> **Required work**
Set down the lines that begin at the top of the records and end with the line containing "from matplotlib.patches import", and drop every picture.

═════ Supplied records ═════

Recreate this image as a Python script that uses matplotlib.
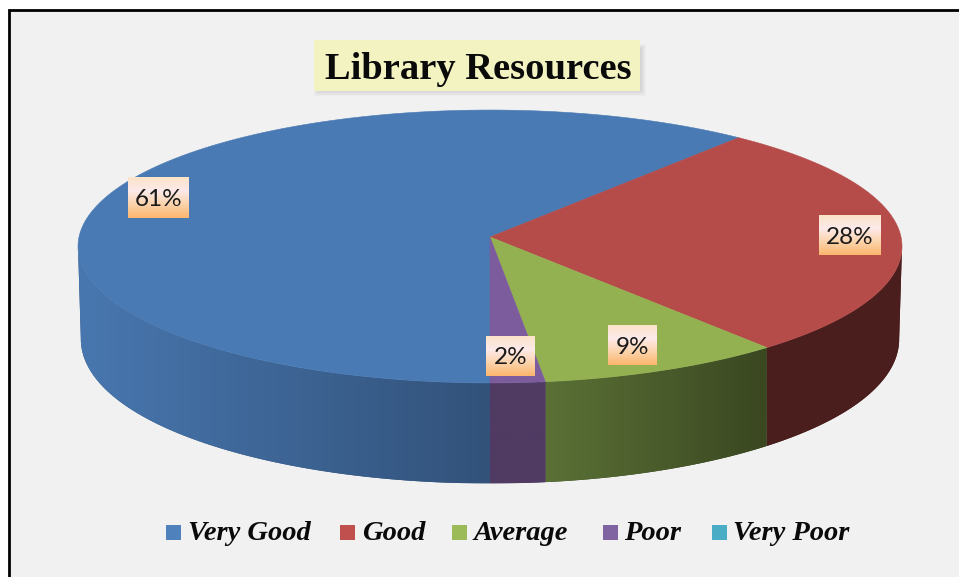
import numpy as np
import matplotlib
matplotlib.use('Agg')
import matplotlib.pyplot as plt
from matplotlib.colors import LinearSegmentedColormap
from matplotlib.patches import Polygon, Rectangle

title = 'Library Resources'
categories = ['Very Good', 'Good', 'Average', 'Poor', 'Very Poor']
values = [61, 28, 9, 2, 0]
top_colors = ['#4a7ab4', '#b54c49', '#94b152', '#7c5c9c', '#4bacc6']
legend_colors = ['#4f81bd', '#c0504d', '#9bbb59', '#8064a2', '#4bacc6']
# colour of the side wall, left end and right end of the gradient
side_colors = [('#4877af', '#32527a'), ('#4b1e1e', '#4b1e1e'), ('#5b7136', '#3a4721'),
               ('#503b63', '#503b63'), ('#4bacc6', '#4bacc6')]

# pie geometry in pixels (perspective ellipse)
CX, CY = 490, 237
A, B, K = 411, 135.8, 0.0696
START = 180

# where things sit in the picture
label_boxes = [(128, 177, 61, 41), (819, 215, 62, 40), (608, 325, 49, 40), (486, 336, 49, 40)]
legend_x = [166, 340, 452, 603, 712]
legend_text_x = [188, 362, 473, 624, 733]

plt.rcParams['font.family'] = ['Liberation Serif', 'DejaVu Sans']

fig = plt.figure(figsize=(9.59, 5.77), dpi=100, facecolor='white')
ax = fig.add_axes([0, 0, 1, 1])


def edge(theta, lower=False):
    # theta in degrees, clockwise from the back of the pie
    t = np.radians(theta)
    u, v = np.sin(t), -np.cos(t)
    w = 1 - K * v
    x, y = CX + A * u / w, CY + B * v / w
    if lower:
        # wall is a bit shorter and narrower towards the back
        x = CX + (x - CX) * (1 - 0.007 * np.abs(u) ** 6)
        y = y + 91.5 + 9 * v
    return x, y


def gradient(x0, y0, w, h, colors, horizontal=True, clip=None, zorder=3):
    cmap = LinearSegmentedColormap.from_list('g', colors)
    grad = np.linspace(0, 1, 256)
    grad = grad[None, :] if horizontal else grad[:, None]
    im = ax.imshow(grad, cmap=cmap, extent=(x0, x0 + w, y0 + h, y0), aspect='auto',
                   interpolation='bilinear', zorder=zorder)
    if clip is not None:
        im.set_clip_path(clip)
    return im


# background and frame
ax.add_patch(Rectangle((9, 10), 970, 590, fc='#f1f1f1', ec='black', lw=2, zorder=1))

# title box with its soft shadow
for i in range(6):
    ax.add_patch(Rectangle((314 + i, 44 + i), 332 - 2 * i, 52 - 2 * i, fc='black', ec='none',
                           alpha=0.018, zorder=2))
ax.add_patch(Rectangle((314, 40), 326, 51, fc='#f3f3c1', ec='none', zorder=2))
ax.text(478, 79, title, ha='center', va='baseline', fontsize=27.7, fontweight='bold',
        color='#0a0a0a', zorder=3)

# slice angles come from the values
shares = np.array(values) / sum(values) * 360
ends = START + np.cumsum(shares)
starts = ends - shares

# side walls, only the front part shows
front_a, front_b = 94, 266
for s, e, cols in zip(starts, ends, side_colors):
    lo, hi = max(s, front_a), min(e, front_b)
    lo2, hi2 = max(s - 360, front_a), min(e - 360, front_b)
    for a, b in [(lo, hi), (lo2, hi2)]:
        if b <= a:
            continue
        th = np.linspace(a, b, 120)
        tx, ty = edge(th)
        bx, by = edge(th[::-1], lower=True)
        xy = np.column_stack([np.r_[tx, bx], np.r_[ty, by]])
        poly = Polygon(xy, closed=True, fc=cols[1], ec='none', zorder=3)
        ax.add_patch(poly)
        x0, x1 = xy[:, 0].min(), xy[:, 0].max()
        gradient(x0, xy[:, 1].min(), x1 - x0, np.ptp(xy[:, 1]), [cols[0], cols[1]], clip=poly, zorder=3)

# top faces
for s, e, col, v in zip(starts, ends, top_colors, values):
    if v == 0:
        continue
    th = np.linspace(s, e, 300)
    tx, ty = edge(th)
    xy = np.column_stack([np.r_[CX, tx], np.r_[CY, ty]])
    ax.add_patch(Polygon(xy, closed=True, fc=col, ec=col, lw=0.4, zorder=4))

# data labels
for (x, y, w, h), v in zip(label_boxes, values):
    gradient(x, y, w, h, ['#fbe3c8', '#fdeaea', '#fbd3ab', '#fbb56d'], horizontal=False, zorder=5)
    ax.text(x + w / 2, y + h / 2 + 2, f'{v}%', ha='center', va='center', fontsize=17.5,
            family=['Lato', 'DejaVu Sans'], color='#1a1a1a', zorder=6)

# legend
for name, col, x, tx in zip(categories, legend_colors, legend_x, legend_text_x):
    ax.add_patch(Rectangle((x, 525), 15, 15, fc=col, ec='none', zorder=3))
    ax.text(tx, 540, name, ha='left', va='baseline', fontsize=20.5, fontweight='bold',
            fontstyle='italic', color='#0a0a0a', zorder=3)

ax.set_xlim(0, 959)
ax.set_ylim(577, 0)
ax.axis('off')

fig.savefig('out.png', dpi=100)
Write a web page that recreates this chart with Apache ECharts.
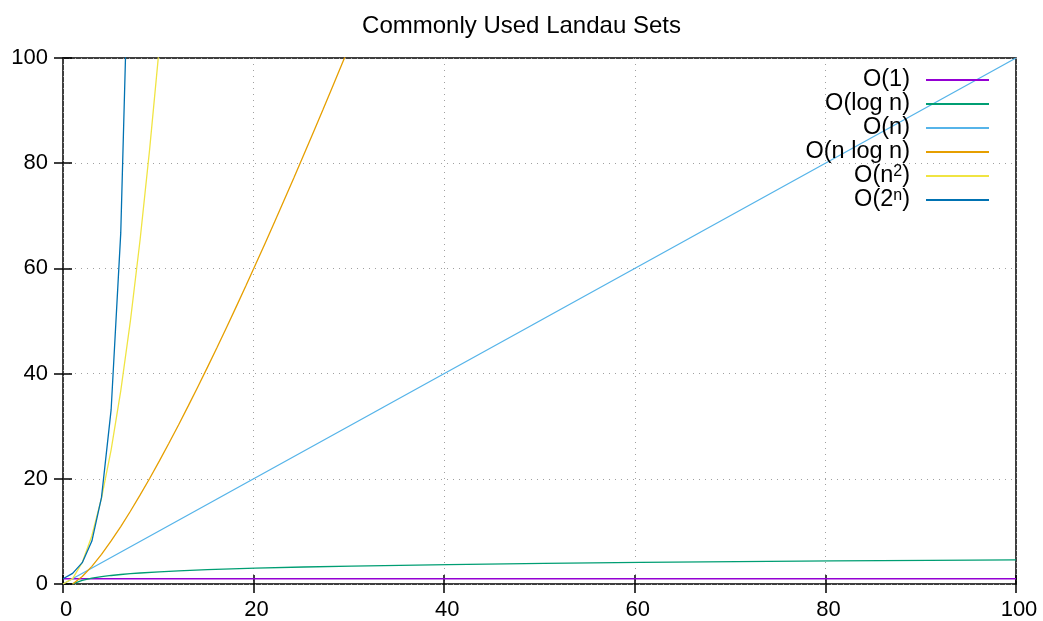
<!DOCTYPE html>
<html>
<head>
<meta charset="utf-8">
<script src="https://cdn.jsdelivr.net/npm/echarts@6/dist/echarts.min.js"></script>
<style>
html,body{margin:0;padding:0;background:#fff;}
#chart{width:1043px;height:621px;}
</style>
</head>
<body>
<div id="chart"></div>
<script>
// Data (x, y) pairs as sampled (gnuplot default 100 samples on [0,100])
const seriesNames = ['O(1)', 'O(log n)', 'O(n)', 'O(n log n)', 'O(n^2)', 'O(2^n)'];
const seriesColors = ['#9400d3', '#009e73', '#56b4e9', '#e69f00', '#f0e442', '#0072b2'];
const xTicks = [0, 20, 40, 60, 80, 100];
const yTicks = [0, 20, 40, 60, 80, 100];

const constData = [[0, 1], [100, 1]];
const logData = [
  [1.0101, 0.010], [2.0202, 0.703], [3.0303, 1.109], [4.0404, 1.396], [5.0505, 1.620],
  [6.0606, 1.802], [7.0707, 1.956], [8.0808, 2.090], [10.101, 2.313], [12.121, 2.495],
  [15.152, 2.718], [20.202, 3.006], [25.253, 3.229], [30.303, 3.411], [40.404, 3.699],
  [50.505, 3.922], [60.606, 4.104], [70.707, 4.259], [80.808, 4.392], [90.909, 4.510],
  [100, 4.605]
];
const linData = [[0, 0], [100, 100]];
const nlognData = [
  [1.0101, 0.010], [2.0202, 1.421], [3.0303, 3.360], [4.0404, 5.642], [5.0505, 8.179],
  [6.0606, 10.920], [7.0707, 13.830], [8.0808, 16.885], [9.0909, 20.066], [10.101, 23.360],
  [11.111, 26.755], [12.121, 30.242], [13.131, 33.813], [14.141, 37.461], [15.152, 41.184],
  [16.162, 44.973], [17.172, 48.824], [18.182, 52.735], [19.192, 56.703], [20.202, 60.723],
  [21.212, 64.794], [22.222, 68.913], [23.232, 73.079], [24.242, 77.287], [25.253, 81.539],
  [26.263, 85.831], [27.273, 90.161], [28.283, 94.530], [29.293, 98.932], [30.303, 103.37]
];
const sqData = [
  [0, 0], [1.0101, 1.020], [2.0202, 4.081], [3.0303, 9.183], [4.0404, 16.325],
  [5.0505, 25.508], [6.0606, 36.731], [7.0707, 49.995], [8.0808, 65.300], [9.0909, 82.645],
  [10.101, 102.03]
];
const expData = [
  [0, 1], [1.0101, 2.014], [2.0202, 4.057], [3.0303, 8.170], [4.0404, 16.456],
  [5.0505, 33.143], [6.0606, 66.75], [7.0707, 134.43]
];
const allData = [constData, logData, linData, nlognData, sqData, expData];

const chart = echarts.init(document.getElementById('chart'), null, {renderer: 'canvas'});
const FONT = '"Liberation Sans", Arial, Helvetica, sans-serif';

const gridLine = {show: true, lineStyle: {color: '#a0a0a0', type: [1, 5], width: 1}};
const tickStyle = {show: true, inside: true, length: 9, lineStyle: {color: '#000', width: 1.5}};

const option = {
  backgroundColor: '#fff',
  animation: false,
  title: {
    text: 'Commonly Used Landau Sets',
    left: 'center',
    top: 9,
    textStyle: {fontFamily: FONT, fontSize: 24, fontWeight: 'normal', color: '#000'}
  },
  grid: {left: 63, right: 27, top: 58, bottom: 36, show: true, borderColor: '#000', borderWidth: 1.5, backgroundColor: 'transparent'},
  legend: {
    orient: 'vertical',
    right: 49,
    top: 63,
    align: 'right',
    itemWidth: 63,
    itemHeight: 2,
    itemGap: 0,
    icon: 'rect',
    data: seriesNames,
    textStyle: {fontFamily: FONT, fontSize: 23.5, color: '#000', lineHeight: 24, padding: [0, 11, 0, 0],
      rich: {
        t: {fontFamily: FONT, fontSize: 23.5, lineHeight: 24, color: '#000'},
        s: {fontFamily: FONT, fontSize: 16, lineHeight: 7, verticalAlign: 'top', color: '#000'}
      }
    },
    formatter: function (name) {
      if (name.indexOf('^') >= 0) {
        const m = name.match(/^O\((.*)\^(.*)\)$/);
        return '{t|O(' + m[1] + '}{s|' + m[2] + '}{t|)}';
      }
      return '{t|' + name + '}';
    }
  },
  xAxis: [{
    type: 'value', min: 0, max: 100, interval: 20,
    axisLine: {show: false},
    axisTick: tickStyle,
    axisLabel: {fontFamily: FONT, fontSize: 22, color: '#000', margin: 15, padding: [0, 0, 0, 6],
      formatter: v => xTicks.indexOf(v) >= 0 ? String(v) : ''},
    splitLine: gridLine
  }, {
    type: 'value', min: 0, max: 100, interval: 20, position: 'top',
    axisLine: {show: false},
    axisTick: tickStyle,
    axisLabel: {show: false},
    splitLine: {show: false}
  }],
  yAxis: [{
    type: 'value', min: 0, max: 100, interval: 20,
    axisLine: {show: false},
    axisTick: tickStyle,
    axisLabel: {fontFamily: FONT, fontSize: 22, color: '#000', margin: 15,
      formatter: v => yTicks.indexOf(v) >= 0 ? String(v) : ''},
    splitLine: gridLine
  }, {
    type: 'value', min: 0, max: 100, interval: 20, position: 'right',
    axisLine: {show: false},
    axisTick: tickStyle,
    axisLabel: {show: false},
    splitLine: {show: false}
  }],
  series: seriesNames.map((name, i) => ({
    name: name,
    type: 'line',
    xAxisIndex: 0,
    yAxisIndex: 0,
    data: allData[i],
    showSymbol: false,
    symbol: 'none',
    clip: true,
    color: seriesColors[i],
    lineStyle: {color: seriesColors[i], width: 1.3},
    itemStyle: {color: seriesColors[i]},
    emphasis: {disabled: true}
  }))
};
chart.setOption(option);
</script>
</body>
</html>
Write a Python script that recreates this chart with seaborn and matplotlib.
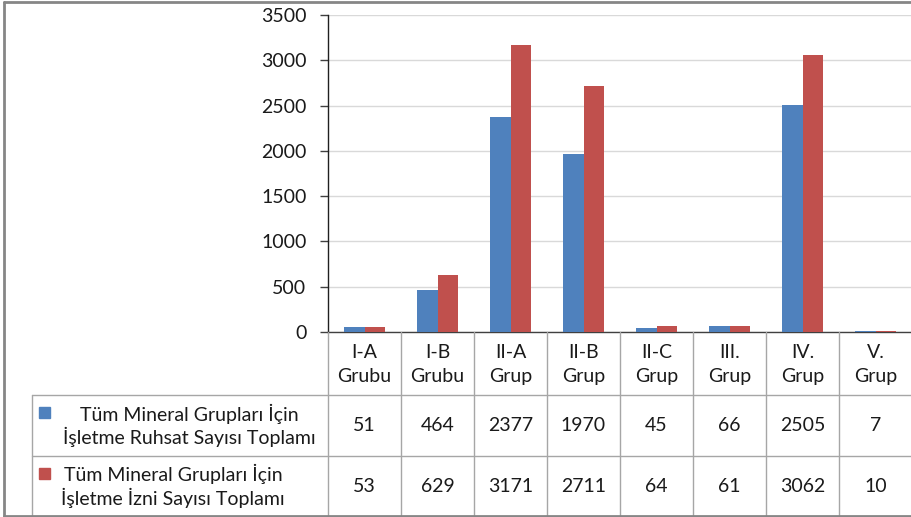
import matplotlib
matplotlib.use("Agg")
import matplotlib.pyplot as plt
from matplotlib.transforms import blended_transform_factory
from matplotlib.lines import Line2D
import seaborn as sns
import pandas as pd

# Chart data
categories = ["I-A\nGrubu", "I-B\nGrubu", "II-A\nGrup", "II-B\nGrup",
              "II-C\nGrup", "III.\nGrup", "IV.\nGrup", "V.\nGrup"]
series_names = ["Tüm Mineral Grupları İçin\nİşletme Ruhsat Sayısı Toplamı",
                "Tüm Mineral Grupları İçin\nİşletme İzni Sayısı Toplamı"]
ruhsat = [51, 464, 2377, 1970, 45, 66, 2505, 7]
izin = [53, 629, 3171, 2711, 64, 61, 3062, 10]
y_ticks = [0, 500, 1000, 1500, 2000, 2500, 3000, 3500]
colors = ["#4F81BD", "#C0504D"]

sns.set_theme(style="white")
plt.rcParams["font.family"] = ["Lato", "DejaVu Sans"]

df = pd.DataFrame({
    "grup": categories * 2,
    "seri": [series_names[0]] * len(categories) + [series_names[1]] * len(categories),
    "deger": ruhsat + izin,
})

W, H = 911, 517
FS = 14
TXT = "#1a1a1a"
fig = plt.figure(figsize=(W / 100, H / 100), dpi=100)
fig.patch.set_facecolor("white")

# plot area in pixel terms
left_px, right_px, top_px, base_px = 328, 912, 15, 332
ax = fig.add_axes([left_px / W, 1 - base_px / H,
                   (right_px - left_px) / W, (base_px - top_px) / H])

sns.barplot(data=df, x="grup", y="deger", hue="seri", palette=colors,
            saturation=1, width=0.575, linewidth=0, legend=False, ax=ax,
            zorder=3)

ax.set_xlim(-0.5, len(categories) - 0.5)
ax.set_ylim(0, 3500)
ax.set_yticks(y_ticks)
ax.set_yticklabels([str(v) for v in y_ticks], fontsize=FS, color=TXT)
ax.set_xticks([])
ax.set_xlabel("")
ax.set_ylabel("")
ax.yaxis.grid(True, color="#d9d9d9", linewidth=1.0, zorder=0)
ax.set_axisbelow(True)
ax.tick_params(axis="y", which="both", left=True, length=6, width=1.0,
               color="#404040", pad=9.5)
for s in ["top", "right"]:
    ax.spines[s].set_visible(False)
ax.spines["left"].set_color("#202020")
ax.spines["left"].set_linewidth(1.0)
ax.spines["bottom"].set_color("#404040")
ax.spines["bottom"].set_linewidth(1.0)

# overlay in pixel coordinates for the data table and frame
tab = fig.add_axes([0, 0, 1, 1], facecolor="none")
tab.set_xlim(0, W)
tab.set_ylim(H, 0)
tab.axis("off")
mix = blended_transform_factory(ax.transData, tab.transData)

grid_c = "#a6a6a6"
row_cat = (332, 395)
row1 = (395, 456)
row2 = (456, 516)
n = len(categories)

# vertical cell borders
for i in range(n + 1):
    tab.add_line(Line2D([i - 0.5, i - 0.5], [row_cat[0], row2[1]],
                        transform=mix, color=grid_c, linewidth=1.0))
# horizontal cell borders
for y in (row1[0], row2[0]):
    tab.plot([32, W], [y, y], color=grid_c, linewidth=1.0)
tab.plot([32, 32], [row1[0], row2[1]], color=grid_c, linewidth=1.0)

# category headers and values
for i, cat in enumerate(categories):
    tab.text(i, sum(row_cat) / 2 + 1, cat, transform=mix, ha="center",
             va="center", fontsize=FS, color=TXT, linespacing=1.45)
    tab.text(i, sum(row1) / 2, str(ruhsat[i]), transform=mix, ha="center",
             va="center", fontsize=FS, color=TXT)
    tab.text(i, sum(row2) / 2, str(izin[i]), transform=mix, ha="center",
             va="center", fontsize=FS, color=TXT)

# legend keys and series names
for (r, name, c, cx) in [(row1, series_names[0], colors[0], 189),
                         (row2, series_names[1], colors[1], 173)]:
    yc = sum(r) / 2
    key_y = r[0] + 17
    tab.add_patch(plt.Rectangle((39, key_y - 5.5), 11, 11, color=c))
    tab.text(cx, yc, name, ha="center", va="center", multialignment="center",
             fontsize=FS, color=TXT, linespacing=1.2)

# outer frame
frame_c = "#868686"
tab.plot([4, 4], [2, 516], color=frame_c, linewidth=2)
tab.plot([4, W], [2, 2], color=frame_c, linewidth=2)
tab.plot([4, W], [516, 516], color=frame_c, linewidth=2)

fig.savefig("out.png", dpi=100)
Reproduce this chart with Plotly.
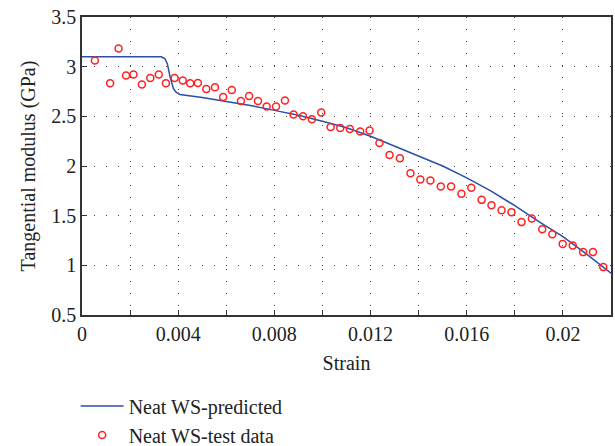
import plotly.graph_objects as go

# Predicted curve
pred_strain = [0, 0.0033, 0.00345, 0.00355, 0.00366, 0.0038, 0.0039, 0.00407, 0.005, 0.006,
               0.007, 0.008, 0.009, 0.010, 0.011, 0.012, 0.013, 0.014, 0.015, 0.016,
               0.017, 0.018, 0.019, 0.020, 0.021, 0.022]
pred_modulus = [3.10, 3.10, 3.08, 3.03, 2.90, 2.78, 2.745, 2.72, 2.69, 2.65,
                2.61, 2.56, 2.51, 2.45, 2.385, 2.30, 2.20, 2.10, 2.00, 1.88,
                1.75, 1.60, 1.44, 1.29, 1.11, 0.92]

# Test data
test_strain = [0.000535, 0.00117, 0.00152, 0.00183, 0.00214, 0.00249, 0.00284, 0.00319, 0.00349,
               0.00385, 0.00419, 0.00450, 0.00482, 0.00517, 0.00553, 0.00587, 0.00623, 0.00661,
               0.00695, 0.00732, 0.00768, 0.00807, 0.00844, 0.00880, 0.00919, 0.00956, 0.00995,
               0.01034, 0.01074, 0.01114, 0.01157, 0.01196, 0.01237, 0.01279, 0.01322, 0.01366,
               0.01407, 0.01449, 0.01492, 0.01535, 0.01578, 0.01619, 0.01662, 0.01703, 0.01745,
               0.01786, 0.01828, 0.01871, 0.01914, 0.01956, 0.01999, 0.02041, 0.02084, 0.02125,
               0.02168]
test_modulus = [3.061, 2.833, 3.182, 2.910, 2.920, 2.820, 2.887, 2.920, 2.833,
                2.887, 2.860, 2.833, 2.836, 2.776, 2.793, 2.695, 2.766, 2.655,
                2.705, 2.655, 2.598, 2.598, 2.659, 2.518, 2.501, 2.471, 2.538,
                2.393, 2.383, 2.373, 2.347, 2.357, 2.232, 2.110, 2.077, 1.928,
                1.863, 1.853, 1.794, 1.794, 1.720, 1.780, 1.659, 1.606, 1.555,
                1.535, 1.435, 1.472, 1.364, 1.314, 1.216, 1.200, 1.133, 1.133,
                0.982]

x_tickvals = [i * 0.002 for i in range(12)]
x_ticktext = ["0", "", "0.004", "", "0.008", "", "0.012", "", "0.016", "", "0.02", ""]
y_tickvals = [0.5, 1, 1.5, 2, 2.5, 3, 3.5]
y_ticktext = ["0.5", "1", "1.5", "2", "2.5", "3", "3.5"]

FONT = "Liberation Serif"
TXT = "#222222"

fig = go.Figure()
fig.add_trace(go.Scatter(x=pred_strain, y=pred_modulus, mode="lines",
                         name="Neat WS-predicted",
                         line=dict(color="#2a4fa8", width=1.5)))
fig.add_trace(go.Scatter(x=test_strain, y=test_modulus, mode="markers",
                         name="Neat WS-test data",
                         marker=dict(symbol="circle-open", size=7, color="#ff2020",
                                     line=dict(width=1.5, color="#ff2020"))))

axis_common = dict(showline=True, linecolor="#333333", linewidth=1.5, mirror=True,
                   ticks="inside", ticklen=5, tickcolor="#333333", tickwidth=1,
                   showgrid=True, gridcolor="#444444", gridwidth=1, griddash="1px,11px",
                   zeroline=False, automargin=False,
                   tickfont=dict(family=FONT, size=20, color=TXT))

fig.update_xaxes(range=[0, 0.022], tickvals=x_tickvals, ticktext=x_ticktext,
                 title=dict(text="Strain", font=dict(family=FONT, size=20, color=TXT),
                            standoff=12),
                 **axis_common)
fig.update_yaxes(range=[0.5, 3.5], tickvals=y_tickvals, ticktext=y_ticktext,
                 title=dict(text="Tangential modulus (GPa)",
                            font=dict(family=FONT, size=20, color=TXT), standoff=10),
                 **axis_common)

fig.update_layout(width=615, height=446,
                  margin=dict(l=82, r=4, t=17, b=131, autoexpand=False),
                  plot_bgcolor="white", paper_bgcolor="white",
                  showlegend=True,
                  legend=dict(x=-0.012, y=-0.24, xanchor="left", yanchor="top",
                              itemwidth=43,
                              font=dict(family=FONT, size=20, color=TXT),
                              bgcolor="rgba(0,0,0,0)", tracegroupgap=0))

fig.write_html("out.html")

═════

> **Response**
Recreate this image as a Python script that uses matplotlib.
import numpy as np
import matplotlib
matplotlib.use('Agg')
import matplotlib.pyplot as plt
from matplotlib.colors import LinearSegmentedColormap
from matplotlib.patches import Polygon, Rectangle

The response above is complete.